┌──
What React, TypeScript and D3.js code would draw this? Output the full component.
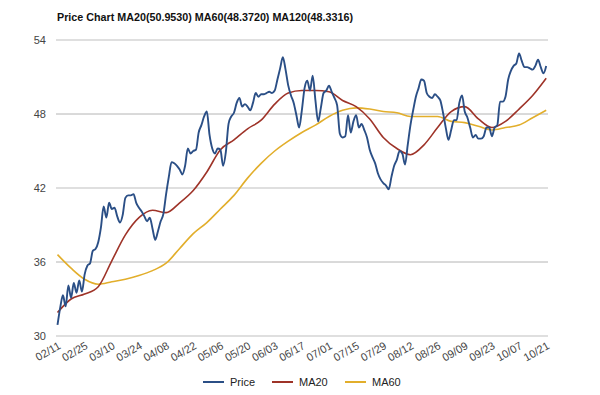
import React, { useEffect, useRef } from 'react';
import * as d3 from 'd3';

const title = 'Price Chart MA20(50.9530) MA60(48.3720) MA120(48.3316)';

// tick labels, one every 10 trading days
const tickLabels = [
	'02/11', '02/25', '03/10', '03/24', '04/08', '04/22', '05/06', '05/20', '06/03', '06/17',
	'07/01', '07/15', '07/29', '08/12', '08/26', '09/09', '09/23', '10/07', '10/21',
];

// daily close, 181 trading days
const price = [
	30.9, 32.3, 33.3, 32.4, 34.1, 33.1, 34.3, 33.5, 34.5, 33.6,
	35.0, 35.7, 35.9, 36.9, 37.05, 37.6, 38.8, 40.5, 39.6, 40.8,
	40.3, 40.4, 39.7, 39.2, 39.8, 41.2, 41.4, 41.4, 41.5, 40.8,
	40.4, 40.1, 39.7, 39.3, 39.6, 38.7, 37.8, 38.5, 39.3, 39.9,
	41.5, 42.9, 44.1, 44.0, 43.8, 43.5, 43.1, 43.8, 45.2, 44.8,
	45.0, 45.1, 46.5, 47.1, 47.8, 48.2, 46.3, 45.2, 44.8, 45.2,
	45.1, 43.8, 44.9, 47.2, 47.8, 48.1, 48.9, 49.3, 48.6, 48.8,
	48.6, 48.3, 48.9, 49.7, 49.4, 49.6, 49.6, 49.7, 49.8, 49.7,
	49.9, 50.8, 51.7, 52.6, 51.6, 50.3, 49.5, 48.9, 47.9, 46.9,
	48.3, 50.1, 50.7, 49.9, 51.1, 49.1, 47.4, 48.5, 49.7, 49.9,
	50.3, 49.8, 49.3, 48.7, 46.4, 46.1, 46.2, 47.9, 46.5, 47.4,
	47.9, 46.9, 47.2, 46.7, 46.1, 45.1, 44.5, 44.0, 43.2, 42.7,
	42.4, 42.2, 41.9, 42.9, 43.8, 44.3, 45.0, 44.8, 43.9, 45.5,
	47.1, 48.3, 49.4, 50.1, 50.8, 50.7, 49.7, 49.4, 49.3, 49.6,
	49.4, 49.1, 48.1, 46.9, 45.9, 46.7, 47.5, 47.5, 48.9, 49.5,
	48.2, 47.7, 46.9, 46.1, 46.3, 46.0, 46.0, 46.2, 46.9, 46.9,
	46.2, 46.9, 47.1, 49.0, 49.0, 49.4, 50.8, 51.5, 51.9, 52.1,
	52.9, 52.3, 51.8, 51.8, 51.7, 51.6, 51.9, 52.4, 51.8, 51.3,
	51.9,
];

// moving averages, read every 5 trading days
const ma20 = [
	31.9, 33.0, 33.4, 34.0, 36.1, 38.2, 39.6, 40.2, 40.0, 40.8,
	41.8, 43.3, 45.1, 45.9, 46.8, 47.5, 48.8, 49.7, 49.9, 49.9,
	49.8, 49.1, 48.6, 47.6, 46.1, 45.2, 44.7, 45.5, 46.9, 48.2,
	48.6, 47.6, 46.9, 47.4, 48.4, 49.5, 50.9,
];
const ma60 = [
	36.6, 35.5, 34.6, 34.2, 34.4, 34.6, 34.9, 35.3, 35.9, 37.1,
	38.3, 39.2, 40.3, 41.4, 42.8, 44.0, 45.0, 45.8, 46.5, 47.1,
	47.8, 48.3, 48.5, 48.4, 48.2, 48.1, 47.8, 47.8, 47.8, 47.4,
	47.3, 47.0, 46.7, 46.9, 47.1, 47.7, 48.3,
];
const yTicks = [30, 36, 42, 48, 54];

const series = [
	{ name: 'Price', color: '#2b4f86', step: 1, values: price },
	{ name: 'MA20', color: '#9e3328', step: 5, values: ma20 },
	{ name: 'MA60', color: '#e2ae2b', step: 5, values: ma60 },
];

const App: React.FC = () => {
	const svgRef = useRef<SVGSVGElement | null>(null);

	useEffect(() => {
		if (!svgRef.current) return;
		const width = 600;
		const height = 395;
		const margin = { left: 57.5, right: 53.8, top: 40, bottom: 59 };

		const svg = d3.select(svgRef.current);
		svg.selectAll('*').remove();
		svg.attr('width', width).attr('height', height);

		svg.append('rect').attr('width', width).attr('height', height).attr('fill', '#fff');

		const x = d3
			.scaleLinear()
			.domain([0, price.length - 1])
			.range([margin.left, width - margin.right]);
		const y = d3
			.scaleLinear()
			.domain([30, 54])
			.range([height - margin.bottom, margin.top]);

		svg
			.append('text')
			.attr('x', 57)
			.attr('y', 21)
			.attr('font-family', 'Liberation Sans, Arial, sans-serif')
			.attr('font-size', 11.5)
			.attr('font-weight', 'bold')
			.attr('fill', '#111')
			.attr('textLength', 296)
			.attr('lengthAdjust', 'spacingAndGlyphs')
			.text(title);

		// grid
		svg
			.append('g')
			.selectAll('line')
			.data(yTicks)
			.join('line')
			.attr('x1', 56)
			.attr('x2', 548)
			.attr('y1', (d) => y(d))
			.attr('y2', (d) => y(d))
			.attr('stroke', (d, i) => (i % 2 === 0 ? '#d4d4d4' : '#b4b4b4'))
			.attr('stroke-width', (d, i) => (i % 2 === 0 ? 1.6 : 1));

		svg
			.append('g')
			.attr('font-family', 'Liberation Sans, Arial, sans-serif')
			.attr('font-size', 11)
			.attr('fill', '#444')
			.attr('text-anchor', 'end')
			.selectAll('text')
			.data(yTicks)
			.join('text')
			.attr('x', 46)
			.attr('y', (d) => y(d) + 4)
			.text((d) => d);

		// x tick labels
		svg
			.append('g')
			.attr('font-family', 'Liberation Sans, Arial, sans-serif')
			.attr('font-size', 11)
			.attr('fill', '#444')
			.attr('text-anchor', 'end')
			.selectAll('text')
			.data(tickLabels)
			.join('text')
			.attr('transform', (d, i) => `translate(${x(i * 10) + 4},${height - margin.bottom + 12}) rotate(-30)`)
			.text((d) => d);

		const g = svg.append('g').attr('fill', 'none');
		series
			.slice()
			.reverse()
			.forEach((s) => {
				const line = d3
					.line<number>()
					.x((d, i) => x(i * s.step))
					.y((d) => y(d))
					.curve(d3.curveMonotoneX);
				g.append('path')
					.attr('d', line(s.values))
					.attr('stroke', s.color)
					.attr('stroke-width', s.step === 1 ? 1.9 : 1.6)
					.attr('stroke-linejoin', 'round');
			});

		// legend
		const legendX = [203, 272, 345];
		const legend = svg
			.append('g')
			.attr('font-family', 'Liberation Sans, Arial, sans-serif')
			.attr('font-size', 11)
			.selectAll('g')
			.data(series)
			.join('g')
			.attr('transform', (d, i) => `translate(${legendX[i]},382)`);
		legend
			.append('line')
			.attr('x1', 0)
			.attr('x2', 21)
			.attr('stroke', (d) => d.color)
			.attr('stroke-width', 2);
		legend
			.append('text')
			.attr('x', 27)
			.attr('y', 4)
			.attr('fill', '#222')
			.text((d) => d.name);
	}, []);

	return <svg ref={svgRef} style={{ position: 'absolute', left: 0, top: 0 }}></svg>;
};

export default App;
└──
# [Task to complete]
Output the data exactly. Pictures don't belong in the result.

# [Completed exercise]
What React, TypeScript and D3.js code would draw this? Output the full component.
import React, { useEffect, useRef } from 'react';
import * as d3 from 'd3';

const title = 'Price Chart MA20(50.9530) MA60(48.3720) MA120(48.3316)';

// tick labels, one every 10 trading days
const tickLabels = [
	'02/11', '02/25', '03/10', '03/24', '04/08', '04/22', '05/06', '05/20', '06/03', '06/17',
	'07/01', '07/15', '07/29', '08/12', '08/26', '09/09', '09/23', '10/07', '10/21',
];

// daily close, 181 trading days
const price = [
	30.9, 32.3, 33.3, 32.4, 34.1, 33.1, 34.3, 33.5, 34.5, 33.6,
	35.0, 35.7, 35.9, 36.9, 37.05, 37.6, 38.8, 40.5, 39.6, 40.8,
	40.3, 40.4, 39.7, 39.2, 39.8, 41.2, 41.4, 41.4, 41.5, 40.8,
	40.4, 40.1, 39.7, 39.3, 39.6, 38.7, 37.8, 38.5, 39.3, 39.9,
	41.5, 42.9, 44.1, 44.0, 43.8, 43.5, 43.1, 43.8, 45.2, 44.8,
	45.0, 45.1, 46.5, 47.1, 47.8, 48.2, 46.3, 45.2, 44.8, 45.2,
	45.1, 43.8, 44.9, 47.2, 47.8, 48.1, 48.9, 49.3, 48.6, 48.8,
	48.6, 48.3, 48.9, 49.7, 49.4, 49.6, 49.6, 49.7, 49.8, 49.7,
	49.9, 50.8, 51.7, 52.6, 51.6, 50.3, 49.5, 48.9, 47.9, 46.9,
	48.3, 50.1, 50.7, 49.9, 51.1, 49.1, 47.4, 48.5, 49.7, 49.9,
	50.3, 49.8, 49.3, 48.7, 46.4, 46.1, 46.2, 47.9, 46.5, 47.4,
	47.9, 46.9, 47.2, 46.7, 46.1, 45.1, 44.5, 44.0, 43.2, 42.7,
	42.4, 42.2, 41.9, 42.9, 43.8, 44.3, 45.0, 44.8, 43.9, 45.5,
	47.1, 48.3, 49.4, 50.1, 50.8, 50.7, 49.7, 49.4, 49.3, 49.6,
	49.4, 49.1, 48.1, 46.9, 45.9, 46.7, 47.5, 47.5, 48.9, 49.5,
	48.2, 47.7, 46.9, 46.1, 46.3, 46.0, 46.0, 46.2, 46.9, 46.9,
	46.2, 46.9, 47.1, 49.0, 49.0, 49.4, 50.8, 51.5, 51.9, 52.1,
	52.9, 52.3, 51.8, 51.8, 51.7, 51.6, 51.9, 52.4, 51.8, 51.3,
	51.9,
];

// moving averages, read every 5 trading days
const ma20 = [
	31.9, 33.0, 33.4, 34.0, 36.1, 38.2, 39.6, 40.2, 40.0, 40.8,
	41.8, 43.3, 45.1, 45.9, 46.8, 47.5, 48.8, 49.7, 49.9, 49.9,
	49.8, 49.1, 48.6, 47.6, 46.1, 45.2, 44.7, 45.5, 46.9, 48.2,
	48.6, 47.6, 46.9, 47.4, 48.4, 49.5, 50.9,
];
const ma60 = [
	36.6, 35.5, 34.6, 34.2, 34.4, 34.6, 34.9, 35.3, 35.9, 37.1,
	38.3, 39.2, 40.3, 41.4, 42.8, 44.0, 45.0, 45.8, 46.5, 47.1,
	47.8, 48.3, 48.5, 48.4, 48.2, 48.1, 47.8, 47.8, 47.8, 47.4,
	47.3, 47.0, 46.7, 46.9, 47.1, 47.7, 48.3,
];
const yTicks = [30, 36, 42, 48, 54];

const series = [
	{ name: 'Price', color: '#2b4f86', step: 1, values: price },
	{ name: 'MA20', color: '#9e3328', step: 5, values: ma20 },
	{ name: 'MA60', color: '#e2ae2b', step: 5, values: ma60 },
];

const App: React.FC = () => {
	const svgRef = useRef<SVGSVGElement | null>(null);

	useEffect(() => {
		if (!svgRef.current) return;
		const width = 600;
		const height = 395;
		const margin = { left: 57.5, right: 53.8, top: 40, bottom: 59 };

		const svg = d3.select(svgRef.current);
		svg.selectAll('*').remove();
		svg.attr('width', width).attr('height', height);

		svg.append('rect').attr('width', width).attr('height', height).attr('fill', '#fff');

		const x = d3
			.scaleLinear()
			.domain([0, price.length - 1])
			.range([margin.left, width - margin.right]);
		const y = d3
			.scaleLinear()
			.domain([30, 54])
			.range([height - margin.bottom, margin.top]);

		svg
			.append('text')
			.attr('x', 57)
			.attr('y', 21)
			.attr('font-family', 'Liberation Sans, Arial, sans-serif')
			.attr('font-size', 11.5)
			.attr('font-weight', 'bold')
			.attr('fill', '#111')
			.attr('textLength', 296)
			.attr('lengthAdjust', 'spacingAndGlyphs')
			.text(title);

		// grid
		svg
			.append('g')
			.selectAll('line')
			.data(yTicks)
			.join('line')
			.attr('x1', 56)
			.attr('x2', 548)
			.attr('y1', (d) => y(d))
			.attr('y2', (d) => y(d))
			.attr('stroke', (d, i) => (i % 2 === 0 ? '#d4d4d4' : '#b4b4b4'))
			.attr('stroke-width', (d, i) => (i % 2 === 0 ? 1.6 : 1));

		svg
			.append('g')
			.attr('font-family', 'Liberation Sans, Arial, sans-serif')
			.attr('font-size', 11)
			.attr('fill', '#444')
			.attr('text-anchor', 'end')
			.selectAll('text')
			.data(yTicks)
			.join('text')
			.attr('x', 46)
			.attr('y', (d) => y(d) + 4)
			.text((d) => d);

		// x tick labels
		svg
			.append('g')
			.attr('font-family', 'Liberation Sans, Arial, sans-serif')
			.attr('font-size', 11)
			.attr('fill', '#444')
			.attr('text-anchor', 'end')
			.selectAll('text')
			.data(tickLabels)
			.join('text')
			.attr('transform', (d, i) => `translate(${x(i * 10) + 4},${height - margin.bottom + 12}) rotate(-30)`)
			.text((d) => d);

		const g = svg.append('g').attr('fill', 'none');
		series
			.slice()
			.reverse()
			.forEach((s) => {
				const line = d3
					.line<number>()
					.x((d, i) => x(i * s.step))
					.y((d) => y(d))
					.curve(d3.curveMonotoneX);
				g.append('path')
					.attr('d', line(s.values))
					.attr('stroke', s.color)
					.attr('stroke-width', s.step === 1 ? 1.9 : 1.6)
					.attr('stroke-linejoin', 'round');
			});

		// legend
		const legendX = [203, 272, 345];
		const legend = svg
			.append('g')
			.attr('font-family', 'Liberation Sans, Arial, sans-serif')
			.attr('font-size', 11)
			.selectAll('g')
			.data(series)
			.join('g')
			.attr('transform', (d, i) => `translate(${legendX[i]},382)`);
		legend
			.append('line')
			.attr('x1', 0)
			.attr('x2', 21)
			.attr('stroke', (d) => d.color)
			.attr('stroke-width', 2);
		legend
			.append('text')
			.attr('x', 27)
			.attr('y', 4)
			.attr('fill', '#222')
			.text((d) => d.name);
	}, []);

	return <svg ref={svgRef} style={{ position: 'absolute', left: 0, top: 0 }}></svg>;
};

export default App;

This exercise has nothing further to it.